Notes on Contributors
H. Şükrü Ilıcak
pursued his studies in Turkey, Greece, and the USA, specializing in the so-called Ottoman “Three Nations,” namely the Greeks, Armenians, and Jews. He received his Ph.D. degree from Harvard University in 2011, with a dissertation entitled “A Radical Rethinking of Empire: Ottoman State and Society during the Greek War of Independence (1821–1826).” His dissertation investigates the Greek War of Independence as an Ottoman experience, exploring in particular how Sultan Mahmud II (1808–39) and the central state elite tried to make sense of and reacted to the rapidly changing world around them. He has published broadly on the Greek War of Independence and the “Three Nations.” He is currently a fellow of the Institute for Mediterranean Studies in Rethymno, Crete.
Çağrı Erdoğan
is a research assistant at Çankırı Karatekin University.

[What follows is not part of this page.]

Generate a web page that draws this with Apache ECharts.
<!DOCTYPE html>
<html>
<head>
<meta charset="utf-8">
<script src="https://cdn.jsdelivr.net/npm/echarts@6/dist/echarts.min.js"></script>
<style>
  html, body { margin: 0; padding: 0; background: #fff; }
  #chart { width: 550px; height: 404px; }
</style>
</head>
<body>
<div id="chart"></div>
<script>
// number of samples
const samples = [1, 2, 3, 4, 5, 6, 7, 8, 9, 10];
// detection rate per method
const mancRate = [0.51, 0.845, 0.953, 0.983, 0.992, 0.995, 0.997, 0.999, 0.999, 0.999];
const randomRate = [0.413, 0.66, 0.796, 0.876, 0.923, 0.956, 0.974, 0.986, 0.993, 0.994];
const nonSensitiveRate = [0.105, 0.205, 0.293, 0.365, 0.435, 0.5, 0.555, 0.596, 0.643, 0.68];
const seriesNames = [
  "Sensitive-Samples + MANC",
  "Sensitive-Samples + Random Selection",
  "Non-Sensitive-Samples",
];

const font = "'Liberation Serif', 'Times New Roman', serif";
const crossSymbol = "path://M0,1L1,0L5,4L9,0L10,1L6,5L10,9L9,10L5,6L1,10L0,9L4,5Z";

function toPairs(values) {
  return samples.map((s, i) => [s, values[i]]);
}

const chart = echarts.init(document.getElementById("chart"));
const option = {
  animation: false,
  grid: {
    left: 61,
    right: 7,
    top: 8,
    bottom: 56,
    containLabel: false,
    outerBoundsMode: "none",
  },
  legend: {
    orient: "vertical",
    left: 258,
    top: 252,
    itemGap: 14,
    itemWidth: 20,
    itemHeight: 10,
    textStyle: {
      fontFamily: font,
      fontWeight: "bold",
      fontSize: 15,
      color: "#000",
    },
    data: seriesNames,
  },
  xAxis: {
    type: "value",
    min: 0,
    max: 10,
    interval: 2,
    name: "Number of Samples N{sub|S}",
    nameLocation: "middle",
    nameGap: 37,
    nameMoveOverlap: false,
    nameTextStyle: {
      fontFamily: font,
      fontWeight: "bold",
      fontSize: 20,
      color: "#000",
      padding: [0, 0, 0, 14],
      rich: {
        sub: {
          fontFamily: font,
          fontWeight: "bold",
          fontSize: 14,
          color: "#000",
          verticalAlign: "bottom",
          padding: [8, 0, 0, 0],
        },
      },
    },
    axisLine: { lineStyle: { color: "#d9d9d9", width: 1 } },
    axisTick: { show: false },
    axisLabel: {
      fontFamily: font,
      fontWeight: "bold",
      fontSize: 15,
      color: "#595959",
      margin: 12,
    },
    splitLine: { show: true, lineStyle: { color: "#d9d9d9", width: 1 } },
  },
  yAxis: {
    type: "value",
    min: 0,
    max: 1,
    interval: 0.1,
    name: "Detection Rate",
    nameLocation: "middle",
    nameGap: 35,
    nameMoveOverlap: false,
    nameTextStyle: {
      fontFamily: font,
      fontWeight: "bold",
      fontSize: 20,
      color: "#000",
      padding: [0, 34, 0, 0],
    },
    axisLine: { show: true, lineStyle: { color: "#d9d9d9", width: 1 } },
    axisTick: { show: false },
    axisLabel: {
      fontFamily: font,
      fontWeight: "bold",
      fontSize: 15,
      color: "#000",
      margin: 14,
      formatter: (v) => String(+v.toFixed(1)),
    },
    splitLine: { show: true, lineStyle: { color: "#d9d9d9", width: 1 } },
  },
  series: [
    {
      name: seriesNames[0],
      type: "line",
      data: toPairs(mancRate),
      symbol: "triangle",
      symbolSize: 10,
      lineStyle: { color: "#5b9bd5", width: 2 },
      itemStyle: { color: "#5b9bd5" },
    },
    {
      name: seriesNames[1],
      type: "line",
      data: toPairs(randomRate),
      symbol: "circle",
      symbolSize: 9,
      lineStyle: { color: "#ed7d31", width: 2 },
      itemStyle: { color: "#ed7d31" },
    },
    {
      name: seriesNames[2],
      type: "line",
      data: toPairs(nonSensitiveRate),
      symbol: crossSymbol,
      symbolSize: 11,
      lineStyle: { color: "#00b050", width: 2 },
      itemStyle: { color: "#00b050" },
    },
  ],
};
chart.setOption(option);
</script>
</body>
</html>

He received his BA and MA degrees from the History Department of Ankara University. His MA thesis comprises a study of Mevlana İsa’s major work “Cami’ü’l-Meknunat.” His research interests include Ottoman–Western relations in the Ottoman classical age and Turkish identity.
Nikola Rakovski
is a graduate student in the History Department of Koç University, Istanbul.
Kahraman Şakul
holds BA and MA degrees from the History Department of Boğaziçi University, Istanbul (1994–2001). He received his Ph.D. degree from the History Department of Georgetown University in 2009, with a dissertation entitled “An Ottoman Global Moment: War of Second Coalition in the Levant, 1798–1807.” He was an Associate Professor at Istanbul Şehir University, where he taught from 2010 to 2020, and has published several articles in Turkish and English on Ottoman diplomacy, military technology, and the transformation of the Ottoman political culture in the early modern era.
Mehmet Savan
obtained his BA at Bilkent University, Ankara, and his MA at Marmara University, Istanbul. He is currently a research assistant in the Turkish Language and Literature Department at Istanbul Medeniyet University, where he is pursuing his Ph.D. studies. His research interests comprise the early attempts at language reform in the Tanzimat era, the development of scientific nomenclature in Ottoman Turkish, language policies in Turkey, and the teaching of Turkish as a foreign language. His professional experience includes Ottoman paleography and the translation of Ottoman documents into various languages.
Aysel Yıldız
received her Ph.D. from Sabancı University, Istanbul, in 2008. She is a political and social historian of late eighteenth- and early nineteenth-century Ottoman history, focusing on social movements, military history, and political culture, as well as various dynamics of discontent and modernization in the same period. She is the editor of Asiler ve Gaziler: Kabakçı Mustafa Risalesi (2007) and co-editor with Georgios Theotokis of A Military History of the Mediterranean Sea: Aspects of War, Diplomacy, and Military Elites (2018). She has also authored the books Crisis and Rebellion in the Ottoman Empire: The Downfall of a Sultan in the Age of Revolution (2017) and Kenar Adamları ve Bendeleri: Ruscuk Ayanı Tirsinikli İsmail Ağa ve Alemdar Mustafa Paşa’nın Adamları Manuk Mirzayan ve Köse Ahmed Efendi (2018).